Nur in einem Punkt sehe ich mich nicht ganz verstanden oder habe es versäumt, deutlich genug zu sein: den Goethe in »Lotte in Weimar« halte ich nicht für den Versuch einer Goethe-Destruktion, sondern weit eher für den Versuch einer unio mystica mit Goethe. Sie haben völlig Recht mit der Feststellung, dass dieser Goethe eher eine Liebeserklärung ist, angetrieben von dem Verlangen, Weimar und Goethe anno 1937 nicht den Nazis zu überlassen. Allerdings mit dem Ergebnis, dass dieser Goethe, auch im Urteil seiner Umwelt, viele Züge von Thomas Mann trägt.
Mit besonderer Freude habe ich gelesen, dass Sie dem Vortrag das Kompliment machen, in mancher Hinsicht lehrreicher zu sein als viele dickleibige Fußbotenbände.
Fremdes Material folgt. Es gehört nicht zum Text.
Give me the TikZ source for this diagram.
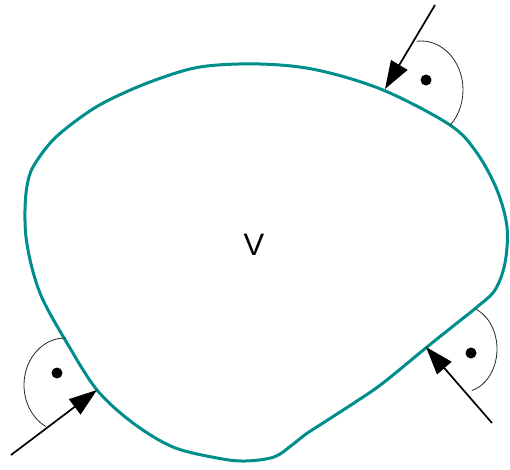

In der Tat gebe ich mir Mühe, mich verständlich auszudrücken. Bei meinem Freund Klaus Harpprecht, dessen großes Thomas Mann-Buch ich in der Entstehung über viele Jahre mitverfolgt und mitgelesen habe, habe ich es erlebt, dass ihm nach Erscheinen das abwertend gemeinte Etikett »journalistisch« aufgedrückt wurde. Eher hätte man anmerken müssen, dass es besonders gut geschrieben war.
….
Zum Schluss will ich nicht versäumen, mich für alle Fürsorge zu bedanken, die ich in Bonn empfangen habe, nicht zuletzt von Ihrer Seite.